“When I lie down here at night, I imagine being under the roof of my home,” says Singarathinam Sellamma, 83, seated among a small group of people outside the divisional secretariat in Puthukkudiyiruppu here.
For about 25 days now, representatives of 49 families have been taking turns and fasting at the entrance of the government’s administrative unit in the small town, staying put under a roadside shelter. Their demand is simple – they want to return to their homes across the road, located on the 19 acres of land that the military has occupied since 2009. Hundreds of families like theirs were displaced in the final phase of the war.
“Why should I live at the mercy of a relative when I have my own home? We have our documents. Why is it so difficult for the government to verify all that and give back our land?” asks Ms. Sellamma, sulking at the number of photocopies she has had to make for different petitions. After losing her son and son-in-law during the war, the only reason she keeps hopes afloat is to “go back home one day”.

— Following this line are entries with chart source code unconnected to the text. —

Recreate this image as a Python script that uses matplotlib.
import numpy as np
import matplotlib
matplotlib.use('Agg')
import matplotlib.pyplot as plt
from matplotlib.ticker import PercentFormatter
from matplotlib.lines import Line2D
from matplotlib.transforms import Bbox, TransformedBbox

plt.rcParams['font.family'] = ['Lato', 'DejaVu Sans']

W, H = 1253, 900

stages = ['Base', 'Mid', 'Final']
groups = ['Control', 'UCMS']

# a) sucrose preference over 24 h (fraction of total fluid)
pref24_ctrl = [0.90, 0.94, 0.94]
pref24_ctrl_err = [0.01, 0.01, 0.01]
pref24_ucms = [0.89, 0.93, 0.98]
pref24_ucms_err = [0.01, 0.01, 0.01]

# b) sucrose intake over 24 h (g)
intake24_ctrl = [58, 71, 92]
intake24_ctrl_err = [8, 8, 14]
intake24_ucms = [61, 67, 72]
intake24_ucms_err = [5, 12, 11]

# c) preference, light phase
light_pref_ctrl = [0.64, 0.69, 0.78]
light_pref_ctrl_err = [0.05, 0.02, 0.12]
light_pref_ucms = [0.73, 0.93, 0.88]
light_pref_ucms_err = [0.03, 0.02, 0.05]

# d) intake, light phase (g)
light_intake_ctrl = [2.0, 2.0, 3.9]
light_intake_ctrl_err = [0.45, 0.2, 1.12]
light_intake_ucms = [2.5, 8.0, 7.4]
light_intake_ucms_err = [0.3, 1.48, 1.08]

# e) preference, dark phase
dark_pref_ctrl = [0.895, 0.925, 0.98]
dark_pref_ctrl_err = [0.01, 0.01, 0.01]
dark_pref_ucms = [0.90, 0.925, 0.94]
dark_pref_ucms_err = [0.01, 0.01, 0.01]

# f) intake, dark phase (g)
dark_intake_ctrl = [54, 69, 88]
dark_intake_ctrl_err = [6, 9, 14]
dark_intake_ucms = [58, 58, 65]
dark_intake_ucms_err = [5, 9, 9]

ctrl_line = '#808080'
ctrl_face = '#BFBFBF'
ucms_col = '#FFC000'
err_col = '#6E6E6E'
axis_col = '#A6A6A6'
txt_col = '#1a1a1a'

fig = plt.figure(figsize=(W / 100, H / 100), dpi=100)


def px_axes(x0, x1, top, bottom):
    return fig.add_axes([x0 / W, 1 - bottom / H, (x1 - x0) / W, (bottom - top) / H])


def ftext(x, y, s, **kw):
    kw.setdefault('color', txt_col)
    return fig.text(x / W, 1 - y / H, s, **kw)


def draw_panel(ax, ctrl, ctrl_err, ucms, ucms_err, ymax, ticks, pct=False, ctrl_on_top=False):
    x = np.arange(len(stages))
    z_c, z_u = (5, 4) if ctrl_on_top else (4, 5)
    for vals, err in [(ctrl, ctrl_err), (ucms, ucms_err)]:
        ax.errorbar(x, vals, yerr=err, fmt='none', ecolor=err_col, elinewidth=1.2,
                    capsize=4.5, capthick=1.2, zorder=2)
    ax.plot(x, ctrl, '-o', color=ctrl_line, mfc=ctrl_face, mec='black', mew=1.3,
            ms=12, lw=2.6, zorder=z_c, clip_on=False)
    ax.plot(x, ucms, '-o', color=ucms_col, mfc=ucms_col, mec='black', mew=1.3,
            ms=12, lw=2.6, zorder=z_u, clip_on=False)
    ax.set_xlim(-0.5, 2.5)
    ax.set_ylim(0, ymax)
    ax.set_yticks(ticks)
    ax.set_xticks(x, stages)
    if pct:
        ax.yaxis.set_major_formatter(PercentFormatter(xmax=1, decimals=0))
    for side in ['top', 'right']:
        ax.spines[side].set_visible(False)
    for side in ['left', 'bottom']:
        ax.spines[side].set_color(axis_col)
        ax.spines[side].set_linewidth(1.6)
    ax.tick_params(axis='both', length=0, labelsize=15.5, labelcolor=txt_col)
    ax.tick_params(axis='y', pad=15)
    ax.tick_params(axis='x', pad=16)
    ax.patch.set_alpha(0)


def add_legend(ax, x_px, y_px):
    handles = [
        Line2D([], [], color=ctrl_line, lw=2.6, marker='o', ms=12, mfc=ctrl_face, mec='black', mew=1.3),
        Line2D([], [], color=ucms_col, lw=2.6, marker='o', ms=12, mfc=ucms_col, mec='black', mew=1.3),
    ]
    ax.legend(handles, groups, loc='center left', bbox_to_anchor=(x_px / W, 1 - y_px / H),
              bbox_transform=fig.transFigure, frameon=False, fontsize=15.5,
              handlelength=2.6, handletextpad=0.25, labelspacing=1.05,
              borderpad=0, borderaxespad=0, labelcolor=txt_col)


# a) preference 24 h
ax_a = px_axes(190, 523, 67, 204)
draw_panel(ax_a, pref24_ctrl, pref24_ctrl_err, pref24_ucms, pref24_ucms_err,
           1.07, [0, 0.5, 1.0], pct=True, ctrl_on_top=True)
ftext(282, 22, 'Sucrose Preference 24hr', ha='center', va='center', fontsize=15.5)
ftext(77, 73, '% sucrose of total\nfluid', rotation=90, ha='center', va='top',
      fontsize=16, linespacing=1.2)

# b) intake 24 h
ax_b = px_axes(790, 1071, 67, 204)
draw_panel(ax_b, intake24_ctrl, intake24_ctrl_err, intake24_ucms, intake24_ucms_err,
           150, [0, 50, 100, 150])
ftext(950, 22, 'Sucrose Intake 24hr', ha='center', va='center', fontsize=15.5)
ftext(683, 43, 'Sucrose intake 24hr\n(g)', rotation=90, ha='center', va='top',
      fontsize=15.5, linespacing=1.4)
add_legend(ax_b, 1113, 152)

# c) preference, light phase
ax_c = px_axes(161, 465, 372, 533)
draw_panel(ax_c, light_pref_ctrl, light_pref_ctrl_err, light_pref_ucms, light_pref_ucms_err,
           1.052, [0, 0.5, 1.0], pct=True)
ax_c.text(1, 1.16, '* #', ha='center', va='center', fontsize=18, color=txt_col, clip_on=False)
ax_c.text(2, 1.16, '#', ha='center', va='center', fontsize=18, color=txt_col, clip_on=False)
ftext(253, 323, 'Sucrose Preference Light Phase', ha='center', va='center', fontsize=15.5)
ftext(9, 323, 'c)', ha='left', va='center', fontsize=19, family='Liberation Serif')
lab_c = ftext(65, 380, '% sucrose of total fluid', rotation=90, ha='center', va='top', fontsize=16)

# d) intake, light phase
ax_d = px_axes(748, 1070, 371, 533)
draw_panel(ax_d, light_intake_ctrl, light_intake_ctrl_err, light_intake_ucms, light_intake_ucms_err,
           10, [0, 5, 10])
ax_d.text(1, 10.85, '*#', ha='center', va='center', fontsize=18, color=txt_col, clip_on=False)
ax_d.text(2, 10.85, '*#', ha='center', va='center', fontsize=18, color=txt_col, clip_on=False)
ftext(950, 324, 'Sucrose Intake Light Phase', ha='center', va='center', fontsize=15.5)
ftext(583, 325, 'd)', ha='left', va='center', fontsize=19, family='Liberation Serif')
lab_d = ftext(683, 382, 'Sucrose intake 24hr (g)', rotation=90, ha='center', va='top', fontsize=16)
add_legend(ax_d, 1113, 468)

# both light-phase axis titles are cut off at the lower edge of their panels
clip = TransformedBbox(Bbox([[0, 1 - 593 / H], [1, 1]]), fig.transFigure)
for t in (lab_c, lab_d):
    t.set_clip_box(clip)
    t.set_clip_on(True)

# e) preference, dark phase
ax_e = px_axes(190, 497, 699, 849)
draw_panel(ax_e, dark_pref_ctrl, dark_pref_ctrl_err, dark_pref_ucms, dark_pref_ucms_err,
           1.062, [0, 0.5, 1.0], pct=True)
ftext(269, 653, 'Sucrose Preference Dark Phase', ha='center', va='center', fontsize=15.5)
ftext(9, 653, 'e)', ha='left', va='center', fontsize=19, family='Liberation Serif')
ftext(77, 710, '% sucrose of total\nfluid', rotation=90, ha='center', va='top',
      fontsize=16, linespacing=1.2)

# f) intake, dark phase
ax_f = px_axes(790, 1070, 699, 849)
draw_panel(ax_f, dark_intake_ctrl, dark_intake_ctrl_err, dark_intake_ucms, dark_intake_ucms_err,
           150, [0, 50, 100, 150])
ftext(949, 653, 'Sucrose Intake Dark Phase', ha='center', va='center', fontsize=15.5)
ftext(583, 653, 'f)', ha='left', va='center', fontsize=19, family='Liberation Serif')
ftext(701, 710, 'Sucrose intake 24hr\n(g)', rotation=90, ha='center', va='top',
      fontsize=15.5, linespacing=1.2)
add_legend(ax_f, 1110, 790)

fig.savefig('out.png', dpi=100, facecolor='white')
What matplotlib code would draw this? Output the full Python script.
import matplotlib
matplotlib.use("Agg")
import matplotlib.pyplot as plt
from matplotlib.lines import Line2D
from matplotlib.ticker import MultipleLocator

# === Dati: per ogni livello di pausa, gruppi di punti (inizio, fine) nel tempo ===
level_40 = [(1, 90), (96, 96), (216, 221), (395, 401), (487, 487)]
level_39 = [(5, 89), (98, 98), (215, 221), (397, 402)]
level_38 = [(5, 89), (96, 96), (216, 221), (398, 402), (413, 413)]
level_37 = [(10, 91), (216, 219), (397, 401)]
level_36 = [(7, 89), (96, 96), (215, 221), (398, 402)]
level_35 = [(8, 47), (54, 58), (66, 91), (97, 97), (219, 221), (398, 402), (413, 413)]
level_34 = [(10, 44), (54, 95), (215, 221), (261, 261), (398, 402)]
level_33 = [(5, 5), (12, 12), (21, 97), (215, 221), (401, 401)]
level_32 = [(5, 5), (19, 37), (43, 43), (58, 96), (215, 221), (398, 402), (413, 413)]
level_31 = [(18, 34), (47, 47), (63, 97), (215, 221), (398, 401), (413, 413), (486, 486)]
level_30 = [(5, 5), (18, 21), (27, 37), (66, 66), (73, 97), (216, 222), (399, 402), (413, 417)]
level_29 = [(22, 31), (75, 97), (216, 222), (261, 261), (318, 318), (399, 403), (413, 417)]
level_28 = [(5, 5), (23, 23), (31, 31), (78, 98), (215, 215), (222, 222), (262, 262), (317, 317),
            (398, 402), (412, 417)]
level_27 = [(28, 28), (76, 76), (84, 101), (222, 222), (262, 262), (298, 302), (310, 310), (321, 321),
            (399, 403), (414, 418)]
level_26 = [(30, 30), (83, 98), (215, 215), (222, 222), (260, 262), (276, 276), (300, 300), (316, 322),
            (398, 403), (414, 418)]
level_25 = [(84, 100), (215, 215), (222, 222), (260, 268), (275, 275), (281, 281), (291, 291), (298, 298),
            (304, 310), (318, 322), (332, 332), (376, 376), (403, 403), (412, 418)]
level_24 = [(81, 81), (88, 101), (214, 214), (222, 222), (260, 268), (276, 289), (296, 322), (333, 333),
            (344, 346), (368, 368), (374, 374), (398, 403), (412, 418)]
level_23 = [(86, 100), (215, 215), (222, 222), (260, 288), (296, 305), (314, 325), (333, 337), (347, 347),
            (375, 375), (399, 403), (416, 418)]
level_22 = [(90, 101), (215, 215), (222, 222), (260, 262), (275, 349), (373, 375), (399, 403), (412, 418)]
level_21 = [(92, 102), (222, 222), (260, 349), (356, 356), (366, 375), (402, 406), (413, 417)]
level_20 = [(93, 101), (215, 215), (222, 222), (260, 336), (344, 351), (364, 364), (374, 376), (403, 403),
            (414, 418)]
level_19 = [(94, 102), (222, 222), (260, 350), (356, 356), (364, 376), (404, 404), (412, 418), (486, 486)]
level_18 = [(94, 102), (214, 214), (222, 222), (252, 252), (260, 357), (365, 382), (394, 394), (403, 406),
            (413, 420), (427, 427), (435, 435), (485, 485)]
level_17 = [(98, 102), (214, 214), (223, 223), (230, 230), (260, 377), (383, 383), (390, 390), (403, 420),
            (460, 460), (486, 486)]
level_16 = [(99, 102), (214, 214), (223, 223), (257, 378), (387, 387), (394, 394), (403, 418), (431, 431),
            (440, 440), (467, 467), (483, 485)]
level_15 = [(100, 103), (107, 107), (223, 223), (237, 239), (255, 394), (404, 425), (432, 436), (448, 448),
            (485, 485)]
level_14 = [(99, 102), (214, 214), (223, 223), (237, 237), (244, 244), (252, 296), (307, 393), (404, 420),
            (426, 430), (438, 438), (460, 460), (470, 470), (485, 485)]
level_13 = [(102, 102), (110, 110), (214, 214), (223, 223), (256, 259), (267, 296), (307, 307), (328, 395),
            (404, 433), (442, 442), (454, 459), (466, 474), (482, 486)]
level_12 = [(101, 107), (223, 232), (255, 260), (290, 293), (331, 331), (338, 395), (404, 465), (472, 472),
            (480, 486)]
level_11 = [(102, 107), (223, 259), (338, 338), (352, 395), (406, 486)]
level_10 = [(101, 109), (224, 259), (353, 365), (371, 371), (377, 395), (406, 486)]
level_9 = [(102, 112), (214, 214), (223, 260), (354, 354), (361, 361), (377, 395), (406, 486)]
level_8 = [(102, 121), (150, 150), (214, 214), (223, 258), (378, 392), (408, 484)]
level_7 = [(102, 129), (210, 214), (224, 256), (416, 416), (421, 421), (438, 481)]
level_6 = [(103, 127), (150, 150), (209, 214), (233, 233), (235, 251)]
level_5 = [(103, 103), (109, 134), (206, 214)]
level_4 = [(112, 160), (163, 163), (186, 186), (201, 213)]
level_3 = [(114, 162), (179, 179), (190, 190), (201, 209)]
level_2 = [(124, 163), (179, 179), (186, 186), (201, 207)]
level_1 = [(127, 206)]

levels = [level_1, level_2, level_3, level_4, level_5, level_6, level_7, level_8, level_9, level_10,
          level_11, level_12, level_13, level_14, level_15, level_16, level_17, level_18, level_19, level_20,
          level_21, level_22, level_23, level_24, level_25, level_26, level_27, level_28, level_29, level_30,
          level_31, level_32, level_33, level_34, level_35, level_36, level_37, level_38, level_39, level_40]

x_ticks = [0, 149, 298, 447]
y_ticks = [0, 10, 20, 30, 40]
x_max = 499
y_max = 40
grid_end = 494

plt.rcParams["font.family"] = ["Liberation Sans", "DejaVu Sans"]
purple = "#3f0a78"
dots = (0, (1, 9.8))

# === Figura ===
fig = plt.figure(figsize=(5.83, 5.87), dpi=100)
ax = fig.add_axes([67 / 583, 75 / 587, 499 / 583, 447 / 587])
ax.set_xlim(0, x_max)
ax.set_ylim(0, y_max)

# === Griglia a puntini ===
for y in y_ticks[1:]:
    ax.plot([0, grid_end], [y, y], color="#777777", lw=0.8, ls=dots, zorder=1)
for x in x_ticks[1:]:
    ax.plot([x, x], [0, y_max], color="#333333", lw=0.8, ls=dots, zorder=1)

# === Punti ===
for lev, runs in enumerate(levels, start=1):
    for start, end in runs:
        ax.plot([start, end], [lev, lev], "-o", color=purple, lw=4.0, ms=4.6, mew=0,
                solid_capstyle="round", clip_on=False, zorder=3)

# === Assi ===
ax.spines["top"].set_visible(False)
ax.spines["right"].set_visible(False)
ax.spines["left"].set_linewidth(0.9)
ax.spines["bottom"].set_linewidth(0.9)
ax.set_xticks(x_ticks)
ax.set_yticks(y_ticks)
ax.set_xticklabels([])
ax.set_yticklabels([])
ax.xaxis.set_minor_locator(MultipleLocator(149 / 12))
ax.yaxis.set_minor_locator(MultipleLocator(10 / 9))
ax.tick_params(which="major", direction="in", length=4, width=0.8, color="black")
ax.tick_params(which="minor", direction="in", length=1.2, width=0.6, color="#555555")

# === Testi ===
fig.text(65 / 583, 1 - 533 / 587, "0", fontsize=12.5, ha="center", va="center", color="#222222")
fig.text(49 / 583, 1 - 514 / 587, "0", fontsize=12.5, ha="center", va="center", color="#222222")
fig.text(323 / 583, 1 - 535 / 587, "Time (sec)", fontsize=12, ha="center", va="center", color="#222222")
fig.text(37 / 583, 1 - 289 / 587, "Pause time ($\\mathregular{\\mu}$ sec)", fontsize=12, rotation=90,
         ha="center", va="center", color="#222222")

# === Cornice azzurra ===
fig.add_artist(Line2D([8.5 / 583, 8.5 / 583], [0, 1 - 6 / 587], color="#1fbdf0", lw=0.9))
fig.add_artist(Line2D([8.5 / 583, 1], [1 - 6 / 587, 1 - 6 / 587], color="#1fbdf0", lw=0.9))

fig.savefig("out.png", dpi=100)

While the government has so far released about 9,020 acres that was under military occupation, war-affected people in different parts of the north and east have been protesting incessantly to reclaim the remaining civilian land that is occupied by the military.
On the other side of the road is a small shop, its doors locked up. “That’s where my daughter ran a small grocery store,” Ms. Sellamma points out. Adjacent to it is a gate where two army personnel are seen standing, guarding the entry point. For the displaced families, meeting bureaucratic requirements for title deeds or documentation they may have lost during war years is only part of the challenge. But protesters in Puthukkudiyiruppu and the nearby Keppapilavu, where 84 families were protesting, raise a more fundamental question — why does the army still hold people’s land almost eight years after the war?
“Local government officials told us they were releasing our lands, asked us all to assemble there and then went back on their word while the army stayed there. That is when we started protesting,” says Krishnakumar Krisanthi of Sooriyapuram village in Keppapilavu. For nearly a month, families have stayed at the protest site, cooking community meals there, while their children study and play about behind the tents put up.
Following a recent meeting with President Maithripala Sirisena on the issue, Leader of Opposition and TNA veteran R. Sampanthan told reporters that the President had agreed to release the land belonging to the people of Mullaitivu by March 4. “We heard the news, but we will not call off our protest till it actually happens,” says Lingeswaran Easan, Ms. Sellamma’s son.
Although scattered, a key reason for the protests to persist for a month, according to protesters, is the opening up of democratic space.
“We could not have done this two years ago,” said Silan, who was part of the Pudukkudiruppu protest, alluding to the high surveillance and intimidation during former President Mahinda Rajapaksa’s time. Not only have the struggles continued, but they have inspired solidarity from fellow villagers and outsiders alike.
Making a nuanced point about the terms of their protest, Mr. Silan says: “We’re not against the Sinhalese people or the army as a whole. We want the army to vacate our land. This message has to go to the south so that the people there appreciate our protest better.”
For many, land is not only “home”, but also “food”. In addition to agricultural land where they cultivated paddy or peanuts, families that once resided in these areas often supplemented their incomes selling coconuts, mangoes or betel leaves growing in their backyard.
“Note that all the recent protests have been about natural resources – access to land or the sea, in case of fishermen, says Mullaitivu fisher leader A. Mariyarasa. “That is because our livelihoods depend on them. Our lives are so intimately tied to the land and sea.”